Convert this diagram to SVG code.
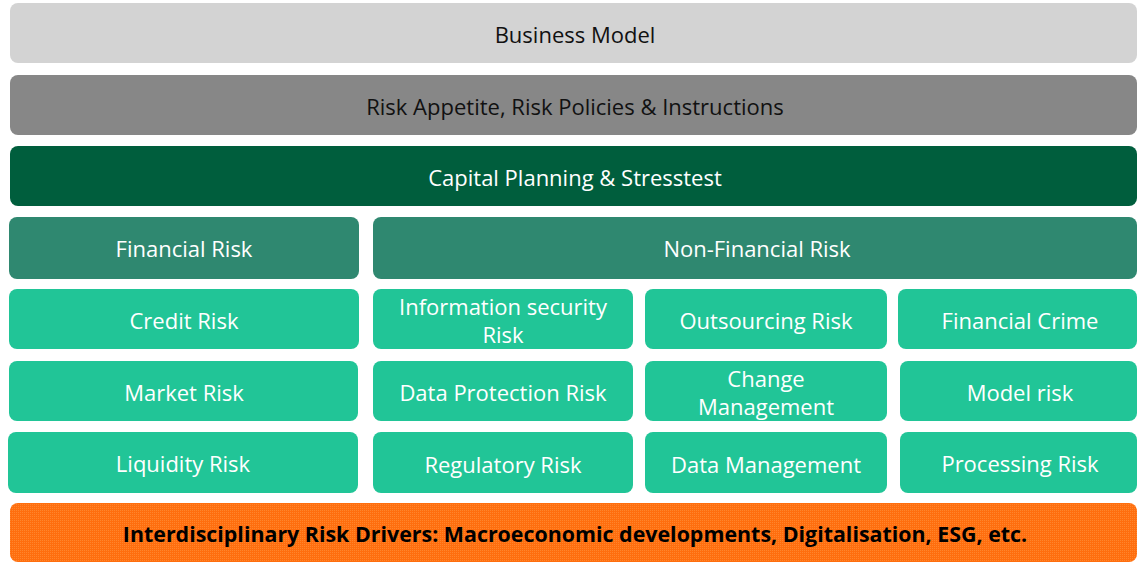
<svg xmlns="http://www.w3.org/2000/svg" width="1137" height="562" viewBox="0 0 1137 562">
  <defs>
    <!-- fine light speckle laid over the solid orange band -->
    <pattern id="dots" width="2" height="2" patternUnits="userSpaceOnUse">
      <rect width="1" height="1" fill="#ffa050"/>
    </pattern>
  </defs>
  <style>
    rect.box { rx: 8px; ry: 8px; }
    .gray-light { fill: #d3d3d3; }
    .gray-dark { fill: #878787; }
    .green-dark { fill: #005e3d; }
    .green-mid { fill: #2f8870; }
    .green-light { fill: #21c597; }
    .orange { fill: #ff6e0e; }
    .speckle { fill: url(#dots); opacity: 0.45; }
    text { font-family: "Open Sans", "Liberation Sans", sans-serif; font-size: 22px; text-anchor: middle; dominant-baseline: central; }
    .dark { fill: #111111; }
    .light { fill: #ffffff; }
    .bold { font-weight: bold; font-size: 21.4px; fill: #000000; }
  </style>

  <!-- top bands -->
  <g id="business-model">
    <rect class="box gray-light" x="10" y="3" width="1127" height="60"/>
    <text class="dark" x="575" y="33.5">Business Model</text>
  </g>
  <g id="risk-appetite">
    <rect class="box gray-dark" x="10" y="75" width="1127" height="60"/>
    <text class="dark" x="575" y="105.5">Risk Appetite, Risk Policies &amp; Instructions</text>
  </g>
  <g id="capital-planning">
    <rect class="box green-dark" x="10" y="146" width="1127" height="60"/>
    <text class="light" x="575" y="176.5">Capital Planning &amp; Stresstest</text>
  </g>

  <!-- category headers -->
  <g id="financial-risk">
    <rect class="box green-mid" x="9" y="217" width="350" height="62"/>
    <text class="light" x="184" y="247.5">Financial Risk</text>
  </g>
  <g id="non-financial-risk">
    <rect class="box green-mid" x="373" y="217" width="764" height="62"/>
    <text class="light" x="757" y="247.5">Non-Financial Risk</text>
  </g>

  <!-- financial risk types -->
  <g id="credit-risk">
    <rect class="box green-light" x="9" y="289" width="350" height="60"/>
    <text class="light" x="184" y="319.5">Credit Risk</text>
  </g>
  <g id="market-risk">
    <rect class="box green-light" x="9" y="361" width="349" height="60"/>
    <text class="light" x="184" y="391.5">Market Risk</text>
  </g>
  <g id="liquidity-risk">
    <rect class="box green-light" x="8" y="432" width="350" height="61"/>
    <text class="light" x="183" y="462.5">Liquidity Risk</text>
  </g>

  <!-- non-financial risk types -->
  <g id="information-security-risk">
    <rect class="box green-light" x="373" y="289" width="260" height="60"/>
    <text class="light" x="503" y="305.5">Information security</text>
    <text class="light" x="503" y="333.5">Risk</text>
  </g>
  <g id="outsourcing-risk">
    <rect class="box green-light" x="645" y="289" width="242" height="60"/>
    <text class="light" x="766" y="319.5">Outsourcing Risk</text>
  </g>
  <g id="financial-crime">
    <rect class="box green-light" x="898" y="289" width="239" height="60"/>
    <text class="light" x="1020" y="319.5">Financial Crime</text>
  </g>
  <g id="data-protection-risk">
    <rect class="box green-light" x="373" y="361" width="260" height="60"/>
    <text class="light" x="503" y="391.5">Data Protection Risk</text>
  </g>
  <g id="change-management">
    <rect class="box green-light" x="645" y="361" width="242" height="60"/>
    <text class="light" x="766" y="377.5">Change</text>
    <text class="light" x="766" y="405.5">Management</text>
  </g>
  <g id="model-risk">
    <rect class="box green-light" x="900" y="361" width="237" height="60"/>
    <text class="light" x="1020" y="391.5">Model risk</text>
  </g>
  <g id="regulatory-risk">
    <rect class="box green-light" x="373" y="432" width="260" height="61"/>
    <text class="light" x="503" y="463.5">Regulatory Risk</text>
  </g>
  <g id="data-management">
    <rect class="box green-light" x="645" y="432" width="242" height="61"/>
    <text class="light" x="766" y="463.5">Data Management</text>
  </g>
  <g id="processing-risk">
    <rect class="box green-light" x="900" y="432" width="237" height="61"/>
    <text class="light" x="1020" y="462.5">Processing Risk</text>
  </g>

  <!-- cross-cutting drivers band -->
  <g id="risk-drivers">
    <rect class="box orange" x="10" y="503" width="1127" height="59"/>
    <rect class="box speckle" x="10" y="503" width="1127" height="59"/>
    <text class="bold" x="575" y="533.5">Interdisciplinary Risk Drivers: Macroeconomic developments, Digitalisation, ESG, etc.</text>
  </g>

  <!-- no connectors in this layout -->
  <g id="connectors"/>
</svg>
--------------------
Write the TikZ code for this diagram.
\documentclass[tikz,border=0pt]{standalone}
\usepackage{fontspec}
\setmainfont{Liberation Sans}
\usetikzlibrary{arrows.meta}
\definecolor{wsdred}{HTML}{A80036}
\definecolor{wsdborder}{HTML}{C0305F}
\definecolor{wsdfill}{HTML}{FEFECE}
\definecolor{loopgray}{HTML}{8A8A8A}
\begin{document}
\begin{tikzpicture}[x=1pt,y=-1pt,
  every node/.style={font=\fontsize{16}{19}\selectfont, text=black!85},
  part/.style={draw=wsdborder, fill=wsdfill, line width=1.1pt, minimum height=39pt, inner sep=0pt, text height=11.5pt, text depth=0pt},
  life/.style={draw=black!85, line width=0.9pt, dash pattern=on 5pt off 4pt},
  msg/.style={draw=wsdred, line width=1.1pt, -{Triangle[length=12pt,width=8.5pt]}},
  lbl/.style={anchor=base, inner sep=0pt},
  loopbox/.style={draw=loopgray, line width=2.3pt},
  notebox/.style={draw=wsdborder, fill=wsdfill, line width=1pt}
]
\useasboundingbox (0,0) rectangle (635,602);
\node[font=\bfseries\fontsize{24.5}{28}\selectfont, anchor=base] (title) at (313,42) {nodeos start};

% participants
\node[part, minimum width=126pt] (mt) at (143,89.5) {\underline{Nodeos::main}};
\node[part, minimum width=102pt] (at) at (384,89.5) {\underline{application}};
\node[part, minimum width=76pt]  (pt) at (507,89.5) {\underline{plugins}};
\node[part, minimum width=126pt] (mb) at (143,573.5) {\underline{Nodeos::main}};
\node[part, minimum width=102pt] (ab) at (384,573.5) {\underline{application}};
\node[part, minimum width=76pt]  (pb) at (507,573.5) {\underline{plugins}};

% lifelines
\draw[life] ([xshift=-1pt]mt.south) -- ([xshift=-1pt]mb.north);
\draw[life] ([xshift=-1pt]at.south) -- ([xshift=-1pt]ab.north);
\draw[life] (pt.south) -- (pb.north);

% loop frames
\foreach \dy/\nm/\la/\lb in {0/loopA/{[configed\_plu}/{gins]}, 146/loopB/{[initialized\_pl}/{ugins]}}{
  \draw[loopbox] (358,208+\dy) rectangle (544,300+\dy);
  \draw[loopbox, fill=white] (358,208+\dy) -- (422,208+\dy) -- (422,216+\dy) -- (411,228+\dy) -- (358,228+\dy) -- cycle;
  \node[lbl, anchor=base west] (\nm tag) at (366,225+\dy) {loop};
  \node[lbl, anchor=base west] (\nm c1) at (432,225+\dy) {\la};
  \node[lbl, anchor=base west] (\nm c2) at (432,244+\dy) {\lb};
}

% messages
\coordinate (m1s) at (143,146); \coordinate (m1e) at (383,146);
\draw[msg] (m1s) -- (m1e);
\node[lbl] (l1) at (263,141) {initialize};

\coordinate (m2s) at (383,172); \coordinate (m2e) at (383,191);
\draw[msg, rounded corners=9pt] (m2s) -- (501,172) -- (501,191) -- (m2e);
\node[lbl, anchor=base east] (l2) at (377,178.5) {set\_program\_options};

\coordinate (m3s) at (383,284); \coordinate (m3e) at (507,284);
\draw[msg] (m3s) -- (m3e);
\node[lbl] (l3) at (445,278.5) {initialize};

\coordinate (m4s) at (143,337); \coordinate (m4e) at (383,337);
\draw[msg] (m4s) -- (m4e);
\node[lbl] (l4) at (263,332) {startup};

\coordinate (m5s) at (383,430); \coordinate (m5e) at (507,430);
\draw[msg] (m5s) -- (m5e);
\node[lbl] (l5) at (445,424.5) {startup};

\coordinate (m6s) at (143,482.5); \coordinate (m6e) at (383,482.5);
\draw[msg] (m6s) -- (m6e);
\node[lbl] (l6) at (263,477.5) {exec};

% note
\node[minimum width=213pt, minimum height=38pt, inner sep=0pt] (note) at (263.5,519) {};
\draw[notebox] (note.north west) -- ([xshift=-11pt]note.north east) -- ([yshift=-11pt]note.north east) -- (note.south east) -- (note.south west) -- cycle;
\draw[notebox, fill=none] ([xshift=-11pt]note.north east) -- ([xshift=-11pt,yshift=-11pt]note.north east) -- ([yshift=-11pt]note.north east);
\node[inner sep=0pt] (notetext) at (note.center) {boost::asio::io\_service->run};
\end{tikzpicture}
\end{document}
--------------------
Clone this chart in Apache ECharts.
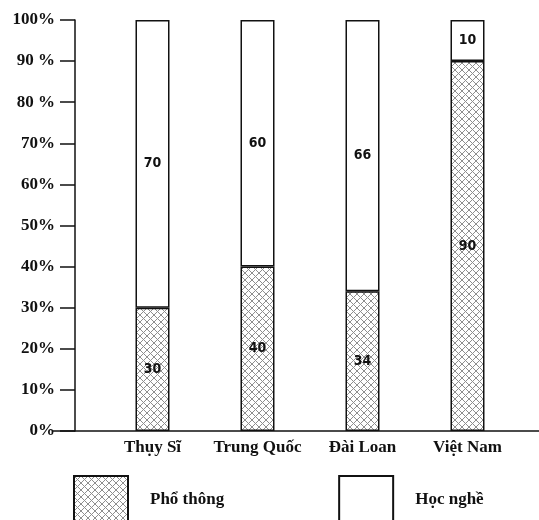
--------------------
State how many lines of the entries above include the word "this", offering no text other than the number.

**COMPLETED TASK:**
4